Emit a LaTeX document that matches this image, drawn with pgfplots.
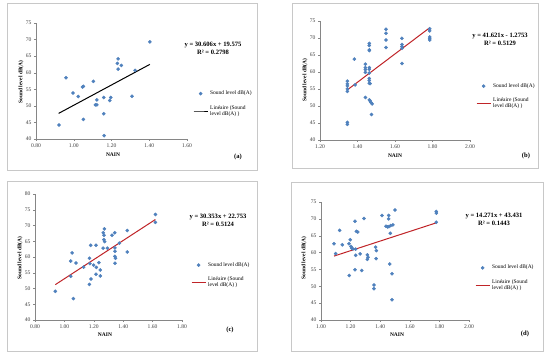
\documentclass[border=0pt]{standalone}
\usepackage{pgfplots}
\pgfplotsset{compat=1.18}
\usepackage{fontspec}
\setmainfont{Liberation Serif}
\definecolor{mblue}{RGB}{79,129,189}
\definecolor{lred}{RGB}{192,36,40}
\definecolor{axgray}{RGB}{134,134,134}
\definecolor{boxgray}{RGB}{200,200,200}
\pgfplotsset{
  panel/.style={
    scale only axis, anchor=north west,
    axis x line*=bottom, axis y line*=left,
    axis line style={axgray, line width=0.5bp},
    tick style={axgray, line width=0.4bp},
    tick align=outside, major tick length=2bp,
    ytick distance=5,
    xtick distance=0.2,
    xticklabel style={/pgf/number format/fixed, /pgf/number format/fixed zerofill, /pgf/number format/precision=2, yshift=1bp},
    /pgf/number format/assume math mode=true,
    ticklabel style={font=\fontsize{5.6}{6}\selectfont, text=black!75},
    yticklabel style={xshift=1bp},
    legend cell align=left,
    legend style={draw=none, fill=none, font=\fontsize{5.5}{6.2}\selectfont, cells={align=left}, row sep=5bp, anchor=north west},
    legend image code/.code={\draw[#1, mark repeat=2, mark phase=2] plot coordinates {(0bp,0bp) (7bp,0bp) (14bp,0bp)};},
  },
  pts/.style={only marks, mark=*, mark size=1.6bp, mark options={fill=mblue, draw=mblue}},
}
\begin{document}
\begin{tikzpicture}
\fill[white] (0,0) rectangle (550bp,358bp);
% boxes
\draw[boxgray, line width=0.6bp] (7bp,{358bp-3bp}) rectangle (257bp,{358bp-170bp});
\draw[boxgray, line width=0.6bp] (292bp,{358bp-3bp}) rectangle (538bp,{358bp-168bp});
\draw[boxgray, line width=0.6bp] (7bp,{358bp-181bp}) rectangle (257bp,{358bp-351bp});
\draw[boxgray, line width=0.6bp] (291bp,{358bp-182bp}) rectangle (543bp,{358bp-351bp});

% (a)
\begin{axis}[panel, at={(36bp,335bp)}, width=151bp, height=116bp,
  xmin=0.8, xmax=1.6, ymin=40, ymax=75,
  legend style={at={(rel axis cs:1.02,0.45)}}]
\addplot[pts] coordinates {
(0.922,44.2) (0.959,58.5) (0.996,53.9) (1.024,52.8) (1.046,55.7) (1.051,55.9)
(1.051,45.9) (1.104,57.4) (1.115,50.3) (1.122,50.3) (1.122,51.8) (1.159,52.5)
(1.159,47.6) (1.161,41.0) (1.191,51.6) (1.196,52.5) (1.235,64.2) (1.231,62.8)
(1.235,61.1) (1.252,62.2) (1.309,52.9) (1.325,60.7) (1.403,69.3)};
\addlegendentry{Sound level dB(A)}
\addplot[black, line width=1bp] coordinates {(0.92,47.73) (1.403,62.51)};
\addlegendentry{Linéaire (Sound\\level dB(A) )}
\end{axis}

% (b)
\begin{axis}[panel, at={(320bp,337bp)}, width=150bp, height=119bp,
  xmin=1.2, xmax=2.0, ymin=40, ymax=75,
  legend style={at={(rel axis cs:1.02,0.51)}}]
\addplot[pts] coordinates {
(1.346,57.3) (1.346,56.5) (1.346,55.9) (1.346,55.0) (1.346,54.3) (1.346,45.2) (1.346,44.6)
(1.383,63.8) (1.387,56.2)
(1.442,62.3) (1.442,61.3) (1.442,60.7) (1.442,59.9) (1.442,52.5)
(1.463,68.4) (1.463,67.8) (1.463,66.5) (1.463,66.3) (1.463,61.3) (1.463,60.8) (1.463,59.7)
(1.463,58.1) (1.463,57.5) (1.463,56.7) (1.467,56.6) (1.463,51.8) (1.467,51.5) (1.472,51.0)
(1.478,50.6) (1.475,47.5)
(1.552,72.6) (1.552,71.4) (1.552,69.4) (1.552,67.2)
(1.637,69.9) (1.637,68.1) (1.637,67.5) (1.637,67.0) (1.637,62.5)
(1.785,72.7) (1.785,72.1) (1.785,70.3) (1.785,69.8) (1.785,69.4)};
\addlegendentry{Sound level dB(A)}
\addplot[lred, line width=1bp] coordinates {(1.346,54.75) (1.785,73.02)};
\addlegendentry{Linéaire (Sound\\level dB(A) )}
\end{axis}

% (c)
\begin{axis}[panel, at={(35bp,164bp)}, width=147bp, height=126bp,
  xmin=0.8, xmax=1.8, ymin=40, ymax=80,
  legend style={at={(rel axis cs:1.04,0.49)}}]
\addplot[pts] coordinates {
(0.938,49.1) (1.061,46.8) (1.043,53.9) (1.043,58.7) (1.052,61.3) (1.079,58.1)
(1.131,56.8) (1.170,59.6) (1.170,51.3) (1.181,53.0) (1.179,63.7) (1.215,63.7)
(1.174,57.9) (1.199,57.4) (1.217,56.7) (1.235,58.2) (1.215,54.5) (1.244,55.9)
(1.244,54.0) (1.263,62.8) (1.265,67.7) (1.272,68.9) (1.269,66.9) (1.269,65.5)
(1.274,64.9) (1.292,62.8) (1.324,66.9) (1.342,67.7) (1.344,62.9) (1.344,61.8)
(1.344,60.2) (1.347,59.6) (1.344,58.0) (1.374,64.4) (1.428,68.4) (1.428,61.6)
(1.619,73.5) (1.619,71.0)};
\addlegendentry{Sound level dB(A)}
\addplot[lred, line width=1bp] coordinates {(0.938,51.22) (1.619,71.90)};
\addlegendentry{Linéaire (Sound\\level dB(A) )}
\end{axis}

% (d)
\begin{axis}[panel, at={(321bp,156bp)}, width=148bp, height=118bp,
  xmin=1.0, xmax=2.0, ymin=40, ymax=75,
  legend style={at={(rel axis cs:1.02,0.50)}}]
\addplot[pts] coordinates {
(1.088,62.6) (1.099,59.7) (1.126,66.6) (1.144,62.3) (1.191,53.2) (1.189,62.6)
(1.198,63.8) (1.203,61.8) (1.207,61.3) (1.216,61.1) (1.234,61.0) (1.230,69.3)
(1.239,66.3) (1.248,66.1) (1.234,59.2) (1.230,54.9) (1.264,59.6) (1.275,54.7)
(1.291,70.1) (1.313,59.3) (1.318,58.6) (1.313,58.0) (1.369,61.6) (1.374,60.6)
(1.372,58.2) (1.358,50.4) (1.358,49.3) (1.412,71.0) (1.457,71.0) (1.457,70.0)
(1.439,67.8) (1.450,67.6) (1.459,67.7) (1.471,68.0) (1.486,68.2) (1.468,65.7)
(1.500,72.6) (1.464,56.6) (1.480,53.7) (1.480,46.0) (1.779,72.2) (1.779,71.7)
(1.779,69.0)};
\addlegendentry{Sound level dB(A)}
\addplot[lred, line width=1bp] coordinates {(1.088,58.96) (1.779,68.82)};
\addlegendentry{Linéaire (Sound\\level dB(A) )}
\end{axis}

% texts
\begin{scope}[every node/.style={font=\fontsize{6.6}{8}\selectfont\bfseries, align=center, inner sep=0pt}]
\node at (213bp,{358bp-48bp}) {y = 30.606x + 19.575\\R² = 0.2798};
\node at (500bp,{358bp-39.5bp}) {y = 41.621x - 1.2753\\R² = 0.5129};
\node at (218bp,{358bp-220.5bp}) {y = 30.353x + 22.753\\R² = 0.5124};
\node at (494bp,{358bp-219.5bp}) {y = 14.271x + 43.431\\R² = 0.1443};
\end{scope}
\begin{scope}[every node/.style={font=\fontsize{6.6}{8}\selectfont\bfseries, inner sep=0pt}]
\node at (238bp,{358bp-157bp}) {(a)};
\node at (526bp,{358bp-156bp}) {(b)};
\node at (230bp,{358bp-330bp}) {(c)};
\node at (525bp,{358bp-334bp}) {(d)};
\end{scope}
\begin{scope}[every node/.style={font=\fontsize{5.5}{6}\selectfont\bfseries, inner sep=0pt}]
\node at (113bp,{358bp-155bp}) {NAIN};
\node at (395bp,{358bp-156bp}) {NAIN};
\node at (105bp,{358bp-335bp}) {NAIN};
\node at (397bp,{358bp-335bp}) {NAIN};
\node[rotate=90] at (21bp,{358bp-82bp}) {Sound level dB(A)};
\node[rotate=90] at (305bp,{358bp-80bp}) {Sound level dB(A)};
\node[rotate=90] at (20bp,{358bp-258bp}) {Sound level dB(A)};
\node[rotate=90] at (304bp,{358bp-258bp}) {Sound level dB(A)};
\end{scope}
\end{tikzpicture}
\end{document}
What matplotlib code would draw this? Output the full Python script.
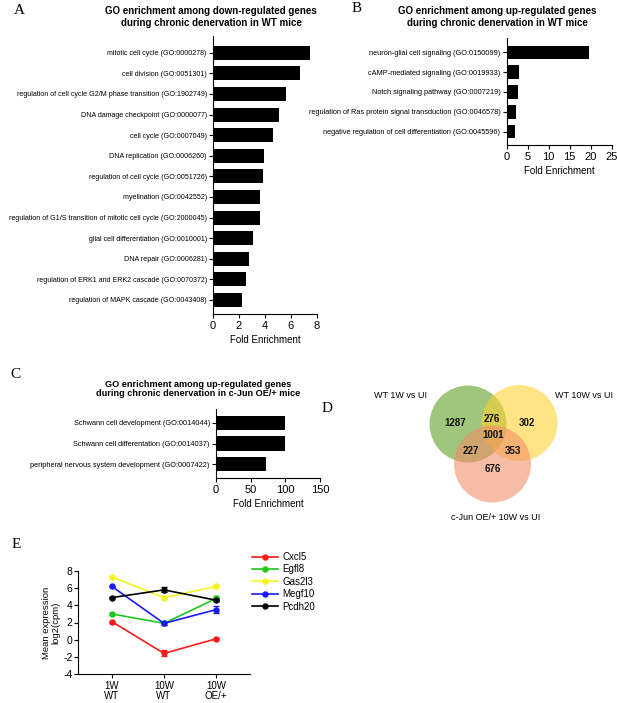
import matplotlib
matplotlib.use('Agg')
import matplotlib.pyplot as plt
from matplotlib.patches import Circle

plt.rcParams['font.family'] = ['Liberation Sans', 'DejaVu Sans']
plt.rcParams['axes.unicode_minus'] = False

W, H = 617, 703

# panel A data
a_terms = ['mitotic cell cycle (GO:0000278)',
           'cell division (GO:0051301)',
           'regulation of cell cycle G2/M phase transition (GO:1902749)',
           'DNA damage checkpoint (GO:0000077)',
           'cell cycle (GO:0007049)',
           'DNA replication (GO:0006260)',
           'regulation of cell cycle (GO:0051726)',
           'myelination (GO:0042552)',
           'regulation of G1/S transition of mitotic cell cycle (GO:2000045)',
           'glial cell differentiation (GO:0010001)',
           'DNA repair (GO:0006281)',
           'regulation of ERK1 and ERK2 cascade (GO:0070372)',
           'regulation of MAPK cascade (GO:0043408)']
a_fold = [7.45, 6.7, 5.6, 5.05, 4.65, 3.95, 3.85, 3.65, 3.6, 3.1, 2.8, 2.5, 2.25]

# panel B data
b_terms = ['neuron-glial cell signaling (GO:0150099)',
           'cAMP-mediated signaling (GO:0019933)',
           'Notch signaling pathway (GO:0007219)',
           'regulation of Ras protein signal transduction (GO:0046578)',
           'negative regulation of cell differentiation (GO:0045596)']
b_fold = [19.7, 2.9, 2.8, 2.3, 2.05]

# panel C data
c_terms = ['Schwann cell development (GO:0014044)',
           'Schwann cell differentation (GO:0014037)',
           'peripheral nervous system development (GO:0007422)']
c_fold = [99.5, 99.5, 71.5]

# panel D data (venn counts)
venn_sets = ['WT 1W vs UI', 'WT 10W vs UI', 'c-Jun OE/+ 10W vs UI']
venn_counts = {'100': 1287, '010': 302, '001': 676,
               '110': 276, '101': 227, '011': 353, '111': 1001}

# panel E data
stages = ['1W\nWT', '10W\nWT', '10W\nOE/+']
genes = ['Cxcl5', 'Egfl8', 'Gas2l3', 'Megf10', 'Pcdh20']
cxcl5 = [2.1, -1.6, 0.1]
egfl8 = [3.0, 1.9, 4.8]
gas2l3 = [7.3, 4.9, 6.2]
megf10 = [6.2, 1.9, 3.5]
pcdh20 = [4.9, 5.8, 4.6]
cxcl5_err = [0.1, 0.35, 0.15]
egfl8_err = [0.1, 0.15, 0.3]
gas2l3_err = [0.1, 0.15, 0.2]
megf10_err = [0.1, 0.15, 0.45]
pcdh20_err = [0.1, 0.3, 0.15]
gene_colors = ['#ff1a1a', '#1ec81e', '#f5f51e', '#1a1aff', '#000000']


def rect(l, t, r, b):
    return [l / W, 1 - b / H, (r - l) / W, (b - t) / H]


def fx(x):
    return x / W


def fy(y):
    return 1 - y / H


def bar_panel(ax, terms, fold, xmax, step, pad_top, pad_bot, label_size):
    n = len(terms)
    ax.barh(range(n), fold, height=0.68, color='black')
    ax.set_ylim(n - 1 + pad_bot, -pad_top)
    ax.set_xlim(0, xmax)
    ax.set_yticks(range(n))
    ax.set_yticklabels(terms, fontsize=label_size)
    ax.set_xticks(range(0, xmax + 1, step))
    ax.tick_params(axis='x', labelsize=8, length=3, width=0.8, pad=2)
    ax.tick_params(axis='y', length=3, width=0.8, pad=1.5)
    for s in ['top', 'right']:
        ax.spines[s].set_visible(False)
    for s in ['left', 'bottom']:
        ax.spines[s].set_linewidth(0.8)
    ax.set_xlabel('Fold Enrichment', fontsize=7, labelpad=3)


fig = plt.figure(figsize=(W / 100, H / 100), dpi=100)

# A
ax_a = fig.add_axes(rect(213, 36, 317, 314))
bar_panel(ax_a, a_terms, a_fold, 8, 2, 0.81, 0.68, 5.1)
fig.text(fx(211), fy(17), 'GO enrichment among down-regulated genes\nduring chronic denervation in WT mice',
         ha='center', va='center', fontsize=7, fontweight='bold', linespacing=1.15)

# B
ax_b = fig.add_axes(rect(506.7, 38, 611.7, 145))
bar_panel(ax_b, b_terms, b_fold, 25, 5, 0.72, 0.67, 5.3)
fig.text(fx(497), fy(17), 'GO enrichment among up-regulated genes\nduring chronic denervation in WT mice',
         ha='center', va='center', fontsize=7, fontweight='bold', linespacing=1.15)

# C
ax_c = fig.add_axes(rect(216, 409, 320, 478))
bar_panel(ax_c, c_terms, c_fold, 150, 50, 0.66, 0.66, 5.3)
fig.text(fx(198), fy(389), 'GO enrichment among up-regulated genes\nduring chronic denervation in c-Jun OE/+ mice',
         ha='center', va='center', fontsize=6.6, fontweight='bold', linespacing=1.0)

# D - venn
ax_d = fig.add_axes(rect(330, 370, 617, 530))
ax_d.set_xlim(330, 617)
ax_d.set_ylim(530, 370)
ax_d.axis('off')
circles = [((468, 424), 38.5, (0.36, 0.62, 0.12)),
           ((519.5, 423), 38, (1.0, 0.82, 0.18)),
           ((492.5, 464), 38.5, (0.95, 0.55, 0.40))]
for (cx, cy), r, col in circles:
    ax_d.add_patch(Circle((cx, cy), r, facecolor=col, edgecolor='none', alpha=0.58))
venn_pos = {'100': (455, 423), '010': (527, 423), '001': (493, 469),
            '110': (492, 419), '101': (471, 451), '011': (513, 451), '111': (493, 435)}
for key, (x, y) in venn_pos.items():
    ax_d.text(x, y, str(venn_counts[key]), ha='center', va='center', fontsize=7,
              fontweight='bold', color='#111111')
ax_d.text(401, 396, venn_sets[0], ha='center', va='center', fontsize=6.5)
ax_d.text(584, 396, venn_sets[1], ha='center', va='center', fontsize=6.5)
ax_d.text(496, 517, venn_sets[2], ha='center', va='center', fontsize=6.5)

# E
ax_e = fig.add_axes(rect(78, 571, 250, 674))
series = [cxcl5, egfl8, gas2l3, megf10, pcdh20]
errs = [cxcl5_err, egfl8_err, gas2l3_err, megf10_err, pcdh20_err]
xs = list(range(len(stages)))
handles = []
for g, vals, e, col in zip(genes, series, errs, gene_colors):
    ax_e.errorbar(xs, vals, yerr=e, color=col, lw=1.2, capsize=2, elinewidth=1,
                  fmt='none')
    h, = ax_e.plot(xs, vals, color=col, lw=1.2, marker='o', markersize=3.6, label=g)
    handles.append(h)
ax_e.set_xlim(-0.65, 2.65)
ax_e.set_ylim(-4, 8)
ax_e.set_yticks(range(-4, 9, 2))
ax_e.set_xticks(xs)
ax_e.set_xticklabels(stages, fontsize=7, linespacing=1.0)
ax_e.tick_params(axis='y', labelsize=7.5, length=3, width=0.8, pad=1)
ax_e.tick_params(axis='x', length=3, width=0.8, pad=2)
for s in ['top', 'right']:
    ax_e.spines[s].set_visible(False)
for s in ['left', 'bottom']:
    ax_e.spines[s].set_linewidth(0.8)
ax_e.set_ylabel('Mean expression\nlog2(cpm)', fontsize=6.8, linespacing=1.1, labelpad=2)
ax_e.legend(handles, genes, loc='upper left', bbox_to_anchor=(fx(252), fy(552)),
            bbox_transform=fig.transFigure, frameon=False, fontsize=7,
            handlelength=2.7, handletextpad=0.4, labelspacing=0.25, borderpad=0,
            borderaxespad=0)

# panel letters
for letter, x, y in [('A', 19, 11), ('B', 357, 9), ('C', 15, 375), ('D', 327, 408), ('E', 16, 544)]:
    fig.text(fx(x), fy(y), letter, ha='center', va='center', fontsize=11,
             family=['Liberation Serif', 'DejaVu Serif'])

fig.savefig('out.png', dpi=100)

> [TASK STATEMENT]: Find every line in the records above that contains the word "image", and copy each one.

> [EXERCISE SOLUTION]:
Emit a LaTeX document that matches this image, drawn with pgfplots.
    legend image code/.code={\draw[#1, mark repeat=2, mark phase=2] plot coordinates {(0bp,0bp) (7bp,0bp) (14bp,0bp)};},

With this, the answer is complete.